The judge noted that the father had not attended the proceedings and that it must have been disappointing for the mother not to see him taking responsibility for his son and leaving her with the sole burden of being at the proceedings.
She was satisfied on the evidence adduced and substantive reports (including a psychiatric report, a clinical psychology report, a school report, GAL report and social work reports) that the threshold for the care order had been met. The judge noted that while the teenager was very resourceful he had significant struggles, including being on the autism spectrum, he had an intellectual disability, OCD, ODD, ADHD and required two SNAs in the school and one to manage him on school transport.

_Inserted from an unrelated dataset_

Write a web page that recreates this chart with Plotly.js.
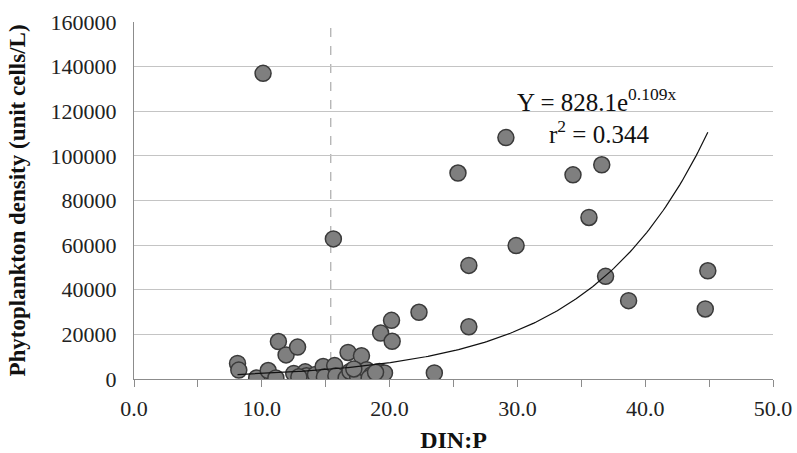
<!DOCTYPE html>
<html>
<head>
<meta charset="utf-8">
<script src="https://cdn.plot.ly/plotly-3.0.1.min.js"></script>
<style>html,body{margin:0;padding:0;background:#fff;}#chart{width:797px;height:453px;}</style>
</head>
<body>
<div id="chart"></div>
<script>
// DIN:P ratio (x) and phytoplankton density (y, unit cells/L)
const dinP = [8.1, 8.2, 9.6, 10.5, 11.1, 11.3, 11.9, 12.5, 12.8, 13.4, 13.5, 14.2, 14.8, 14.9,
  15.7, 15.8, 16.6, 16.75, 16.9, 17.5, 17.8, 18.2, 18.6, 18.4, 19.2, 19.3, 19.6, 20.15, 20.2,
  22.3, 23.5, 10.1, 15.6, 25.35, 29.1, 34.35, 36.6, 35.6, 29.9, 26.2, 36.9, 38.7, 44.9, 44.7,
  26.2, 12.9, 17.2, 18.9];
const density = [7000, 4000, 500, 3800, 500, 16800, 10800, 2500, 14300, 3200, 1500, 2000, 5600, 1000,
  6000, 1500, 500, 11900, 3400, 1200, 10400, 4200, 1900, 500, 3400, 20600, 2700, 26300, 16900,
  29900, 2700, 137000, 62800, 92300, 108200, 91500, 96000, 72400, 59800, 50900, 46000, 35100, 48500, 31400,
  23400, 1000, 4500, 3000];
// exponential trendline Y = A e^(B x)
const trendA = 828.1;
const trendB = 0.109;
const refLineX = 15.4;

const xMin = Math.min(...dinP), xMax = Math.max(...dinP);
const tx = [], ty = [];
for (let i = 0; i <= 200; i++) {
  const x = xMin + (xMax - xMin) * i / 200;
  tx.push(x); ty.push(trendA * Math.exp(trendB * x));
}

const serif = "'Liberation Serif', 'Times New Roman', serif";
const traces = [
  {x: dinP, y: density, type: 'scatter', mode: 'markers',
   marker: {size: 16, color: '#7f7f7f', line: {color: '#3a3a3a', width: 1.5}}, hoverinfo: 'x+y'},
  {x: tx, y: ty, type: 'scatter', mode: 'lines', line: {color: '#111', width: 1.2}, hoverinfo: 'skip'}
];
const layout = {
  width: 797, height: 453,
  margin: {l: 134, r: 24, t: 22, b: 74},
  paper_bgcolor: '#fff', plot_bgcolor: '#fff',
  showlegend: false,
  font: {family: serif, size: 21, color: '#222'},
  xaxis: {range: [0, 50], tick0: 0, dtick: 10, tickformat: '.1f', ticks: 'outside', ticklen: 7,
    tickcolor: '#8c8c8c', ticklabelstandoff: 3,
    minor: {dtick: 5, ticks: 'outside', ticklen: 7, tickcolor: '#8c8c8c', showgrid: false},
    showline: true, linecolor: '#8c8c8c', linewidth: 1, showgrid: false, zeroline: false,
    tickfont: {family: serif, size: 22, color: '#222'},
    title: {text: '<b>DIN:P</b>', font: {family: serif, size: 24, color: '#111'}, standoff: 10}},
  yaxis: {range: [0, 160000], tick0: 0, dtick: 20000, tickformat: 'd', ticks: '', showline: true,
    linecolor: '#8c8c8c', linewidth: 1,
    showgrid: true, gridcolor: '#c4c4c4', gridwidth: 1, zeroline: false, ticklabelstandoff: 12,
    tickfont: {family: serif, size: 22, color: '#222'},
    title: {text: '<b>Phytoplankton density (unit cells/L)</b>', font: {family: serif, size: 23, color: '#111'}, standoff: 18}},
  shapes: [{type: 'line', xref: 'x', yref: 'paper', x0: refLineX, x1: refLineX, y0: 0, y1: 1,
    line: {color: '#999', width: 1, dash: 'dash'}, layer: 'below'}],
  annotations: [
    {xref: 'x', yref: 'y', x: 29.8, y: 125000, xanchor: 'left', yanchor: 'middle', showarrow: false,
     text: 'Y = 828.1e<sup>0.109x</sup>', font: {family: serif, size: 25, color: '#111'}},
    {xref: 'x', yref: 'y', x: 32.3, y: 110500, xanchor: 'left', yanchor: 'middle', showarrow: false,
     text: 'r<sup>2</sup> = 0.344', font: {family: serif, size: 25, color: '#111'}}
  ]
};
Plotly.newPlot('chart', traces, layout, {displayModeBar: false, staticPlot: true});
</script>
</body>
</html>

However he had made significant strides in his speech and language. Regarding his autism spectrum disorder, the judge said that no child was defined by disability but they were defined by their ability. It was entirely appropriate for the court to review the case in 18 months to consider the child’s progress and the position of the mother and whether the order was still relevant.
She asked that the central residential unit manager link in properly with the mother in order to ensure that there was no deficiency in her parental rights. The judge also asked for the CFA to file a protocol for notification to the mother going forward due to a lack of consistency in telephone calls from her son in order to provide him with his nightly phone access.
Furthermore, he had absconded from the unit and the mother had not been informed in a timely manner. This absconding was currently forming part of a HIQA review of the unit. The GAL was to remain appointed until the HIQA report was published and to be reappointed six months in advance of the review in 18 months’ time which would also make sense in regard to his aftercare planning.
The judge told the mother that children in care were entitled to certain services on turning 18 and with regards to her son these would include services from Enable Ireland and the HSE. It was important to begin this process, therefore if there was any change or alteration in A’s care plan the matter had to be noted. [The care plan for a child in care is brought before the court in a care plan review when the child turns 16.]
She told the mother that she had been delighted to see her in court.